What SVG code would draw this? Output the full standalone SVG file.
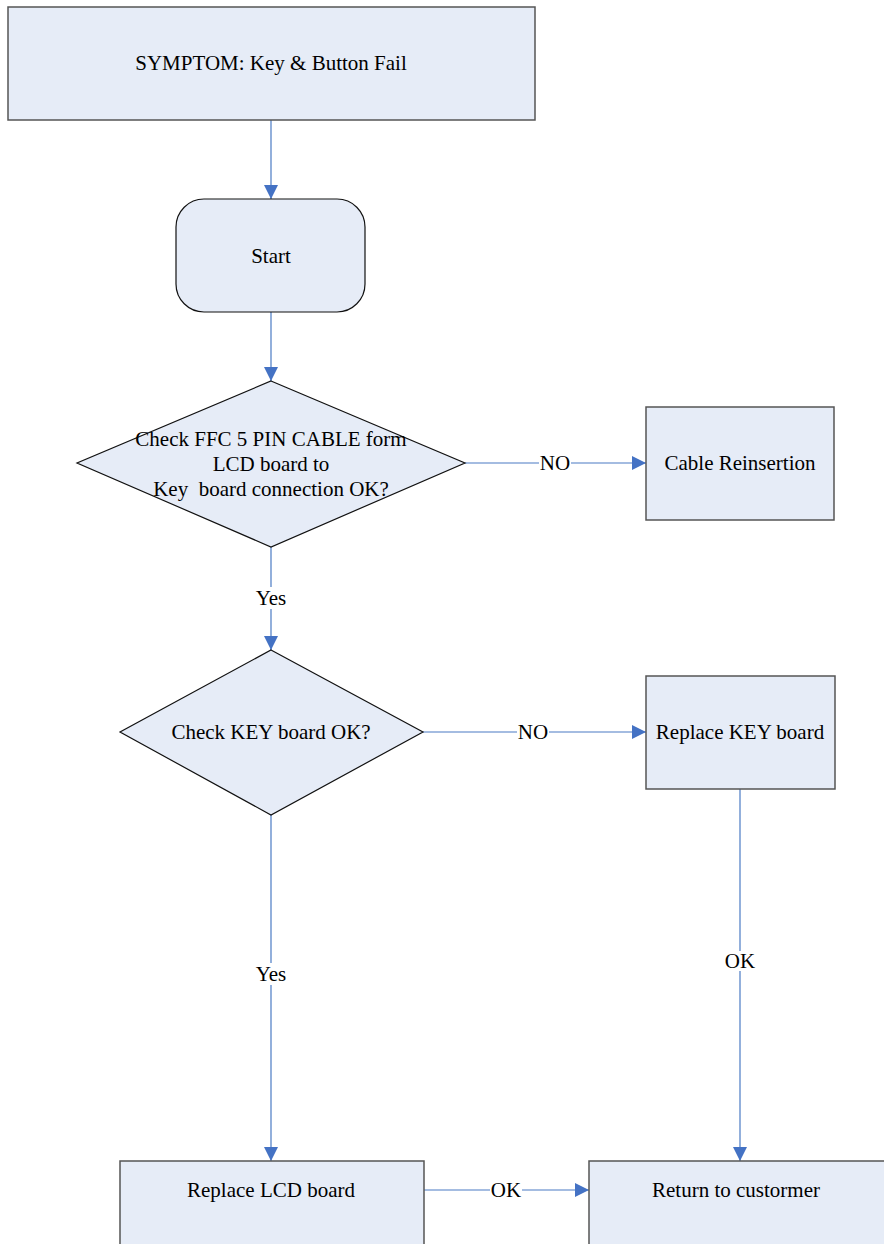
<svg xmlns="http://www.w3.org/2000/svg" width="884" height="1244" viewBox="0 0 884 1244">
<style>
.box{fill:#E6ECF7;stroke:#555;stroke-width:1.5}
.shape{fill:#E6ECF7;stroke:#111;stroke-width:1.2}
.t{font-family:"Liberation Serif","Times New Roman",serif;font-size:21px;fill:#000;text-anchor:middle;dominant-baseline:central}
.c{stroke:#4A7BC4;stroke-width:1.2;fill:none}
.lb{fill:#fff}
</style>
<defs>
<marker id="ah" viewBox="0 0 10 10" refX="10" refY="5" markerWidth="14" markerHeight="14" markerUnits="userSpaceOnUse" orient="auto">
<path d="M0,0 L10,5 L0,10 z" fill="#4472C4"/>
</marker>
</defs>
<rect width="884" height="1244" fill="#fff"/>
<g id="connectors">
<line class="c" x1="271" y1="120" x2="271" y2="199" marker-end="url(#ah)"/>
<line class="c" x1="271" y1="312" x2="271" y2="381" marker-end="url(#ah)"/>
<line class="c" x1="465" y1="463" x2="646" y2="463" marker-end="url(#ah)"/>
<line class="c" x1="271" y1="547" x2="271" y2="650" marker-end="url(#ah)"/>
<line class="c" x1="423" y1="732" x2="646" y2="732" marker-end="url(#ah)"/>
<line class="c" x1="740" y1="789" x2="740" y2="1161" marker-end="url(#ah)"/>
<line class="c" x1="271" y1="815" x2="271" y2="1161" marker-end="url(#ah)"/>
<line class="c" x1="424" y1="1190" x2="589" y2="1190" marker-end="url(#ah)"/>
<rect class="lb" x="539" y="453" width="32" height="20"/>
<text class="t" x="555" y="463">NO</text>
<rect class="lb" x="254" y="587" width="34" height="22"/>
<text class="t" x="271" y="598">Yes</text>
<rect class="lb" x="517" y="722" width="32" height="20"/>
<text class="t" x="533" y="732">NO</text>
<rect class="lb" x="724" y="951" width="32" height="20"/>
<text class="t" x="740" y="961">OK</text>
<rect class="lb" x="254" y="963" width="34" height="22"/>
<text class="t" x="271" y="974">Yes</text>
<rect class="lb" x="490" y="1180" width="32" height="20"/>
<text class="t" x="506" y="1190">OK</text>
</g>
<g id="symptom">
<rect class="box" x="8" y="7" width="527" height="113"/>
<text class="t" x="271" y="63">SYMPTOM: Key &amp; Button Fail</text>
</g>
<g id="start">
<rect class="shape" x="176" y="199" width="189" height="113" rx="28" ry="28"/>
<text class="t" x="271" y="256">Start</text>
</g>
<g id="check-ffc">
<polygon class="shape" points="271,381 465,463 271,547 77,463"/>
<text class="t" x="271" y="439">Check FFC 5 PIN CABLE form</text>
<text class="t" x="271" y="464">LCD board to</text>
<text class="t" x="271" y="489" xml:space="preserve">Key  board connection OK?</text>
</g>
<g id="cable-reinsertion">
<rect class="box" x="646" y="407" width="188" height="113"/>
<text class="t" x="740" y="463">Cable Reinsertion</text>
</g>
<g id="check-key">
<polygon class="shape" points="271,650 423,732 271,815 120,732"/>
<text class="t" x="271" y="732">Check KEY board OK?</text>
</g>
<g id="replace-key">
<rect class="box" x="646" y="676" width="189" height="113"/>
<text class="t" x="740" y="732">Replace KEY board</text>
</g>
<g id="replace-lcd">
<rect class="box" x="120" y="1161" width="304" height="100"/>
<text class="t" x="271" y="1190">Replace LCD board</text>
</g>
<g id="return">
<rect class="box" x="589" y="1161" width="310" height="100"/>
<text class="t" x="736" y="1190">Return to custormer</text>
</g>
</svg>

**Exercise aim**: Each line above is to be copied verbatim. Drop any image from the copy.

**Answer for the task**:
What SVG code would draw this? Output the full standalone SVG file.
<svg xmlns="http://www.w3.org/2000/svg" width="884" height="1244" viewBox="0 0 884 1244">
<style>
.box{fill:#E6ECF7;stroke:#555;stroke-width:1.5}
.shape{fill:#E6ECF7;stroke:#111;stroke-width:1.2}
.t{font-family:"Liberation Serif","Times New Roman",serif;font-size:21px;fill:#000;text-anchor:middle;dominant-baseline:central}
.c{stroke:#4A7BC4;stroke-width:1.2;fill:none}
.lb{fill:#fff}
</style>
<defs>
<marker id="ah" viewBox="0 0 10 10" refX="10" refY="5" markerWidth="14" markerHeight="14" markerUnits="userSpaceOnUse" orient="auto">
<path d="M0,0 L10,5 L0,10 z" fill="#4472C4"/>
</marker>
</defs>
<rect width="884" height="1244" fill="#fff"/>
<g id="connectors">
<line class="c" x1="271" y1="120" x2="271" y2="199" marker-end="url(#ah)"/>
<line class="c" x1="271" y1="312" x2="271" y2="381" marker-end="url(#ah)"/>
<line class="c" x1="465" y1="463" x2="646" y2="463" marker-end="url(#ah)"/>
<line class="c" x1="271" y1="547" x2="271" y2="650" marker-end="url(#ah)"/>
<line class="c" x1="423" y1="732" x2="646" y2="732" marker-end="url(#ah)"/>
<line class="c" x1="740" y1="789" x2="740" y2="1161" marker-end="url(#ah)"/>
<line class="c" x1="271" y1="815" x2="271" y2="1161" marker-end="url(#ah)"/>
<line class="c" x1="424" y1="1190" x2="589" y2="1190" marker-end="url(#ah)"/>
<rect class="lb" x="539" y="453" width="32" height="20"/>
<text class="t" x="555" y="463">NO</text>
<rect class="lb" x="254" y="587" width="34" height="22"/>
<text class="t" x="271" y="598">Yes</text>
<rect class="lb" x="517" y="722" width="32" height="20"/>
<text class="t" x="533" y="732">NO</text>
<rect class="lb" x="724" y="951" width="32" height="20"/>
<text class="t" x="740" y="961">OK</text>
<rect class="lb" x="254" y="963" width="34" height="22"/>
<text class="t" x="271" y="974">Yes</text>
<rect class="lb" x="490" y="1180" width="32" height="20"/>
<text class="t" x="506" y="1190">OK</text>
</g>
<g id="symptom">
<rect class="box" x="8" y="7" width="527" height="113"/>
<text class="t" x="271" y="63">SYMPTOM: Key &amp; Button Fail</text>
</g>
<g id="start">
<rect class="shape" x="176" y="199" width="189" height="113" rx="28" ry="28"/>
<text class="t" x="271" y="256">Start</text>
</g>
<g id="check-ffc">
<polygon class="shape" points="271,381 465,463 271,547 77,463"/>
<text class="t" x="271" y="439">Check FFC 5 PIN CABLE form</text>
<text class="t" x="271" y="464">LCD board to</text>
<text class="t" x="271" y="489" xml:space="preserve">Key  board connection OK?</text>
</g>
<g id="cable-reinsertion">
<rect class="box" x="646" y="407" width="188" height="113"/>
<text class="t" x="740" y="463">Cable Reinsertion</text>
</g>
<g id="check-key">
<polygon class="shape" points="271,650 423,732 271,815 120,732"/>
<text class="t" x="271" y="732">Check KEY board OK?</text>
</g>
<g id="replace-key">
<rect class="box" x="646" y="676" width="189" height="113"/>
<text class="t" x="740" y="732">Replace KEY board</text>
</g>
<g id="replace-lcd">
<rect class="box" x="120" y="1161" width="304" height="100"/>
<text class="t" x="271" y="1190">Replace LCD board</text>
</g>
<g id="return">
<rect class="box" x="589" y="1161" width="310" height="100"/>
<text class="t" x="736" y="1190">Return to custormer</text>
</g>
</svg>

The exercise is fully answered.